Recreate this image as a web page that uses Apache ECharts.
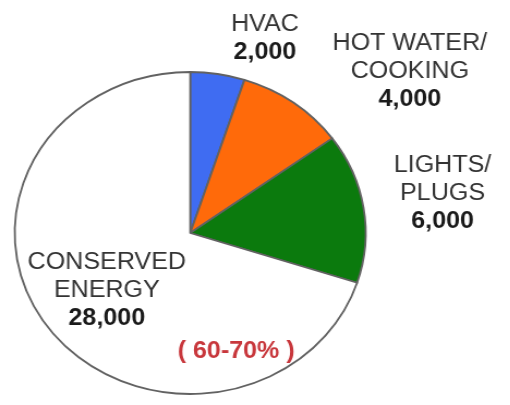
==*==
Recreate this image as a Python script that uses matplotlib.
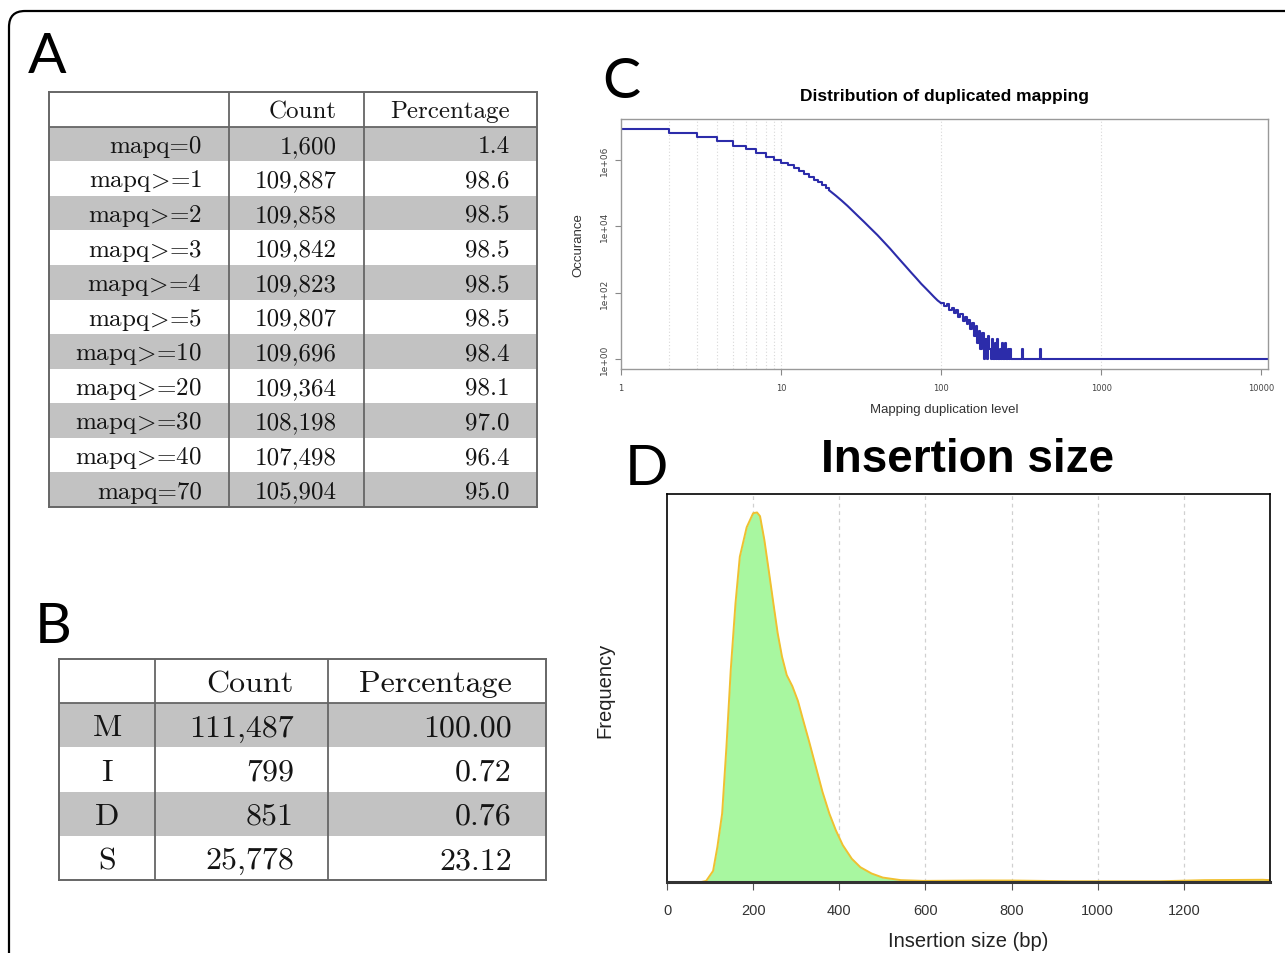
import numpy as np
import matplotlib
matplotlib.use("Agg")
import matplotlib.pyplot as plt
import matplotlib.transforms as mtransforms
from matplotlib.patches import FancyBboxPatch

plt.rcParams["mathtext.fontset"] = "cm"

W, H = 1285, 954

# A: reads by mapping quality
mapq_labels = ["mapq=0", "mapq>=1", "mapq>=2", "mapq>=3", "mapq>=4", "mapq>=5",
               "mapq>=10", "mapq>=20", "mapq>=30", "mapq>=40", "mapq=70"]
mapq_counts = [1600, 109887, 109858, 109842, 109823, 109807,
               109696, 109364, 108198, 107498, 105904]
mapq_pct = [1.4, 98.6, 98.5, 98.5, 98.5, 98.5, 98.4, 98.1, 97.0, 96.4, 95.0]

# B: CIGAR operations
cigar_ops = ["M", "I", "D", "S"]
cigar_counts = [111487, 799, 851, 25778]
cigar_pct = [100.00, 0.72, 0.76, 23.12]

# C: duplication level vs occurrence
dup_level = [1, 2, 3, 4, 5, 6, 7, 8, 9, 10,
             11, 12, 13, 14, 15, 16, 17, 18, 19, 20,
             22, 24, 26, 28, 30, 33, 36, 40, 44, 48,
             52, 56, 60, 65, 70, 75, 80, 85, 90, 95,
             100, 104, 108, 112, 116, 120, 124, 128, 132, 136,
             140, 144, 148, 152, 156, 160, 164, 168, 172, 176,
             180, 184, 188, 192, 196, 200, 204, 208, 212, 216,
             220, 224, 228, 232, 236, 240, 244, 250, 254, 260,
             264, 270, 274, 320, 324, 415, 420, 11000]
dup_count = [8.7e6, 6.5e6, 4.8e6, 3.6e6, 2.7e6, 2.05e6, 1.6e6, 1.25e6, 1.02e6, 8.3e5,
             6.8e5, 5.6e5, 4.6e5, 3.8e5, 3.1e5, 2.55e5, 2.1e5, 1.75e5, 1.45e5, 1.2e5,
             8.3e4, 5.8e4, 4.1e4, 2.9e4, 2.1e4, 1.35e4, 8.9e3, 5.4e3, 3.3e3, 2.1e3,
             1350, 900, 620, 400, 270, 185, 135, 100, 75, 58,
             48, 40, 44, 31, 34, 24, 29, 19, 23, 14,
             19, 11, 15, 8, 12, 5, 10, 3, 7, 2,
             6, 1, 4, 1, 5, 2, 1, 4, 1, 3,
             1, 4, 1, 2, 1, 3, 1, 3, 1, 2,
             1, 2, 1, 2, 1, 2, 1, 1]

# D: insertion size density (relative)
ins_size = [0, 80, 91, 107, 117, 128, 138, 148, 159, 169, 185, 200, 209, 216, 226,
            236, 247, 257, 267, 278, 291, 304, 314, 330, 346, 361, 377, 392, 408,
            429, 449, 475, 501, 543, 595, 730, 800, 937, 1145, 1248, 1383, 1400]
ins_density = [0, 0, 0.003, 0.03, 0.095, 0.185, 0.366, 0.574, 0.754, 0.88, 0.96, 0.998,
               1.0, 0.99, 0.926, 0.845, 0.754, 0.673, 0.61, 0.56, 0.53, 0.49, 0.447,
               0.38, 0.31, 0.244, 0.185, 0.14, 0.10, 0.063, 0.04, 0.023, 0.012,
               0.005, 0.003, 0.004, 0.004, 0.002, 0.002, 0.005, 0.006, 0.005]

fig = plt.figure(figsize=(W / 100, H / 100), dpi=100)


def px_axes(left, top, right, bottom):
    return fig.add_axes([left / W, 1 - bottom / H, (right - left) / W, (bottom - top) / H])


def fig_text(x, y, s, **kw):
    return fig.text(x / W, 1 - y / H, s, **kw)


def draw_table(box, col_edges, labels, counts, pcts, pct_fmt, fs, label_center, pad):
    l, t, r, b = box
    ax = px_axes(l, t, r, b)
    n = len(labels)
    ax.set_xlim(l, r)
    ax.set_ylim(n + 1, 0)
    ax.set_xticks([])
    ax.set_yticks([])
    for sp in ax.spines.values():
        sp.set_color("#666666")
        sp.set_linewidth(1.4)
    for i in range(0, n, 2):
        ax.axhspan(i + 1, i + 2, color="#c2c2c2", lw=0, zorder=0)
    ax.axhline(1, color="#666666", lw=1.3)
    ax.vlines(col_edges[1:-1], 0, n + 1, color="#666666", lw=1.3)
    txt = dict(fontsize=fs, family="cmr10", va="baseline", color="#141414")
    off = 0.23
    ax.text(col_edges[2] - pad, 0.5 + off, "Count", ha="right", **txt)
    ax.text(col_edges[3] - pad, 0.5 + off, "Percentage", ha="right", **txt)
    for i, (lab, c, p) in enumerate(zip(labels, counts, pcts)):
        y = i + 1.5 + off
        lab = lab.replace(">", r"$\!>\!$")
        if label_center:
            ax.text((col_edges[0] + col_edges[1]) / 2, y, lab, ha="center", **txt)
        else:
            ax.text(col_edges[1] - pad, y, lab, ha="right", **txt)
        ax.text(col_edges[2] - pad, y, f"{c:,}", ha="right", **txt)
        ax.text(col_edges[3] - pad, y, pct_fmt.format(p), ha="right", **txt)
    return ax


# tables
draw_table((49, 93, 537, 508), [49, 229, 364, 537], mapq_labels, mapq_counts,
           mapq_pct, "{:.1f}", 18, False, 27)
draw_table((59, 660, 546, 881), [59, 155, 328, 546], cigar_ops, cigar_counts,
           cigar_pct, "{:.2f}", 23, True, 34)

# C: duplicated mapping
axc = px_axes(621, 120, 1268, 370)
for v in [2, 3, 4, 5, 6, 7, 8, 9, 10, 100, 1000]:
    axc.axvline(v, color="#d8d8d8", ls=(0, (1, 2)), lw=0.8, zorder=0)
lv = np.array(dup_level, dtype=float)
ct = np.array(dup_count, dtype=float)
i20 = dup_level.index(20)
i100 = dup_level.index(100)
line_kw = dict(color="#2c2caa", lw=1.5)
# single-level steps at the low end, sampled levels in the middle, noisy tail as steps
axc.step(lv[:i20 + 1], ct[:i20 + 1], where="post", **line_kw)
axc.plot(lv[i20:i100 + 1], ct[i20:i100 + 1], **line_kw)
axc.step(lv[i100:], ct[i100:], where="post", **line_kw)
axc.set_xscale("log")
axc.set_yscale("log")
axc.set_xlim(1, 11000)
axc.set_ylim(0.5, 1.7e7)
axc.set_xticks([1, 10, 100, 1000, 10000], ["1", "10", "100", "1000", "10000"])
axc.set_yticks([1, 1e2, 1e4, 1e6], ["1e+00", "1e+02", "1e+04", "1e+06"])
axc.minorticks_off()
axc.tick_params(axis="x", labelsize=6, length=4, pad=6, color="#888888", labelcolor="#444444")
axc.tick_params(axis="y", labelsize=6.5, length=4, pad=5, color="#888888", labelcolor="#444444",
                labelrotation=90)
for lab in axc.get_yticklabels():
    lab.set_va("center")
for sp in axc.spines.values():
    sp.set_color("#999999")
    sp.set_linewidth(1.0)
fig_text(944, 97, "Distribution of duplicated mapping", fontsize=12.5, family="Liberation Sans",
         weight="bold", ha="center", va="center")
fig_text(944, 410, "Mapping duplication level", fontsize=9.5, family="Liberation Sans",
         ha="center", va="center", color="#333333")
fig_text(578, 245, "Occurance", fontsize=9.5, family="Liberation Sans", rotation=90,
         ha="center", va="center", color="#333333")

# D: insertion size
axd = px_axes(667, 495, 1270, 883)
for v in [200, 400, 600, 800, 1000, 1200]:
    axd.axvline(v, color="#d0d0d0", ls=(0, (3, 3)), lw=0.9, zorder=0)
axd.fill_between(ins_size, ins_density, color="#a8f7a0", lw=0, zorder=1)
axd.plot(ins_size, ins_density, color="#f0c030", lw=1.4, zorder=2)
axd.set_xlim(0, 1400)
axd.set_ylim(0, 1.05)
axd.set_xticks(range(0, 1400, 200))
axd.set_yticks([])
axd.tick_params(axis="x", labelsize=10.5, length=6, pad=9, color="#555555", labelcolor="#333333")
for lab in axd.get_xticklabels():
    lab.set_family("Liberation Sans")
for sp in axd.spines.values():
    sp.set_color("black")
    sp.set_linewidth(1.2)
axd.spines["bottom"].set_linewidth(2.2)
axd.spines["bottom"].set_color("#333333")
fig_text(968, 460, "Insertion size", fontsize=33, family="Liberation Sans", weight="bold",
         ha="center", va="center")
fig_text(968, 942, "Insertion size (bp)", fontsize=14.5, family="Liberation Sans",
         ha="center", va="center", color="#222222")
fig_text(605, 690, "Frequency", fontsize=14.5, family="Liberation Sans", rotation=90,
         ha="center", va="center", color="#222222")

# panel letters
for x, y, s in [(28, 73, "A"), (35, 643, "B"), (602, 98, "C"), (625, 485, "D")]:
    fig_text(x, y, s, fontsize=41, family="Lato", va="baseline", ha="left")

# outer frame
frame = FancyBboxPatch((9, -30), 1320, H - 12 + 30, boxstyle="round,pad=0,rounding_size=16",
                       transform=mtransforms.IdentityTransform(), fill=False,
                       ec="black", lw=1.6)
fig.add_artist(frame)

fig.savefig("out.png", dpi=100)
==*==
> **Exercise details**
From the line containing "Recreate this image as a Python" to the line containing "cigar_pct = [100.00, 0.72, 0.76, 23.12]", both lines included, give the text again exactly, without any pictures.

> **Answer below**
Recreate this image as a Python script that uses matplotlib.
import numpy as np
import matplotlib
matplotlib.use("Agg")
import matplotlib.pyplot as plt
import matplotlib.transforms as mtransforms
from matplotlib.patches import FancyBboxPatch

plt.rcParams["mathtext.fontset"] = "cm"

W, H = 1285, 954

# A: reads by mapping quality
mapq_labels = ["mapq=0", "mapq>=1", "mapq>=2", "mapq>=3", "mapq>=4", "mapq>=5",
               "mapq>=10", "mapq>=20", "mapq>=30", "mapq>=40", "mapq=70"]
mapq_counts = [1600, 109887, 109858, 109842, 109823, 109807,
               109696, 109364, 108198, 107498, 105904]
mapq_pct = [1.4, 98.6, 98.5, 98.5, 98.5, 98.5, 98.4, 98.1, 97.0, 96.4, 95.0]

# B: CIGAR operations
cigar_ops = ["M", "I", "D", "S"]
cigar_counts = [111487, 799, 851, 25778]
cigar_pct = [100.00, 0.72, 0.76, 23.12]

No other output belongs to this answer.